Movimento di pancia, crederci è un'illusione

Nonostante l’appoggio di alcuni liberal-libertari di provata fede anti-fiscale e anti-burocratica, la scomposta protesta partita in tutta Italia il 9 dicembre si è più che altro connotata come una sostanziale richiesta di altro Stato e altra spesa pubblica, all’interno di una delirante piattaforma elaborata dal variegato comitato organizzatore in cui spicca la volontà di uscire dall’euro, consolidando per sopramercato il nostro colossale debito pubblico.

Ma al di là dei punti programmatici, simili ad altri movimenti di protesta che vedono nella finanza e nelle banche il nemico principale da abbattere, questo primo tentativo di paralizzare il Paese poggia sostanzialmente sull’estremizzazione di una visione molto diffusa nella pancia degli italiani e che si può così sintetizzare: il dovere dello Stato e del suo braccio operativo rappresentato dalla politica è quello di occuparsi del benessere dei cittadini sotto ogni punto di vista. Ebbene, se questo non accade, gli stessi cittadini hanno il diritto di ribellarsi contro una classe dirigente la quale, anziché rendere tutti più ricchi e felici, affama il popolo tenendosi per sé buona parte delle risorse che andrebbero altresì redistribuite a tutti. Sotto questo profilo sembra emergere quella sorta di retaggio antropologico ben descritto dal grande Friedrich von Hayek.

Egli riteneva, in estrema sintesi, che le più elementari spinte collettiviste rappresentassero il riflesso di un’antica condizione tribale, in cui gruppi di cacciatori-raccoglitori si riunissero intorno al fuoco per spartire il bottino in parti uguali. D’altro canto, è sufficiente ascoltare il tono generale delle interviste rilasciate alle varie emittenti televisive dai tanti “rivoluzionari” del 9 dicembre per rendersene conto.

Quasi tutti si lamentano del fatto che l’attuale classe politica non risolve i gravi problemi economici che affliggono una crescente quota della popolazione; mentre ben pochi si aspettano che lo Stato limiti la sua presenza, riducendo una tassazione che sta soffocando ogni forma di iniziativa privata.
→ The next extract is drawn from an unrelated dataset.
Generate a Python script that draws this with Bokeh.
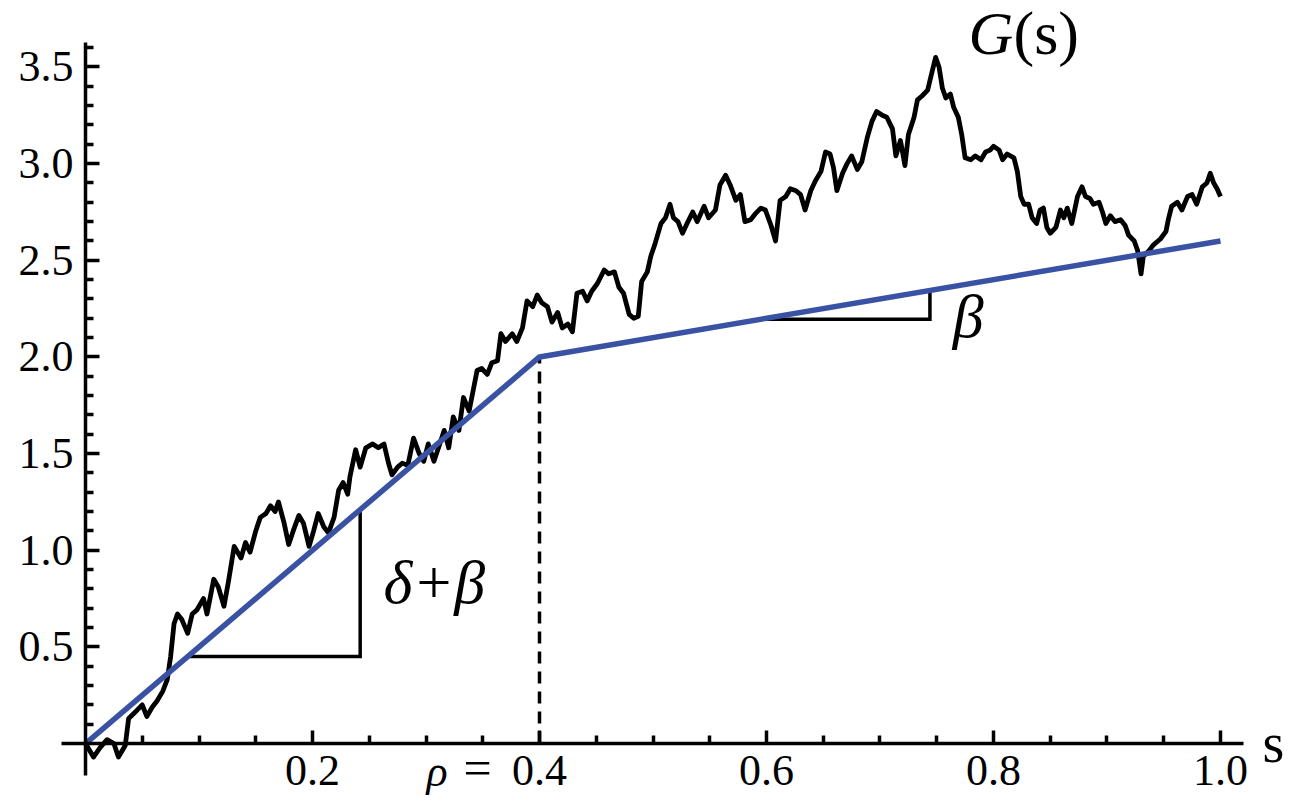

Semmai si pretenderebbe un ulteriore intervento redistributivo all’interno di un abbattimento drastico della tassazione, il tutto condito da un ritorno alla moneta nazionale così da ritornare a quel catastrofico potere illimitato di stampa con cui accontentare ogni richiesta di spesa a colpi di inflazione a due cifre.

Francamente ce n’è abbastanza per prendere le distanze, soprattutto per chi crede da sempre che l’unica salvezza del sistema passi per uno smantellamento dell’attuale sistema burocratico e assistenziale, puntando essenzialmente su ciò che resta del senso di responsabilità individuale. E francamente, pensare di avvicinare il paradigma di uno Stato minimo andandosi ad intruppare dentro un contenitore di protesta insieme a chi abbaia ferocemente per ottenere nuovi sussidi e nuove coperture sociali pagate da Pantalone mi sembra una chiara contraddizione.

Capisco perfettamente la frustrazione di tutti quegli sparsi liberali e libertari che da anni aspettano invano risultati concreti, ma sperare di ricavarli all’interno di un confuso movimento connotato da anti-europeismo e da evidente collettivismo di pancia appare più che una pia illusione. La strada della libertà economica non passa per altri improvvisati soviet dell’intervento pubblico illimitato. Abbiamo già dato.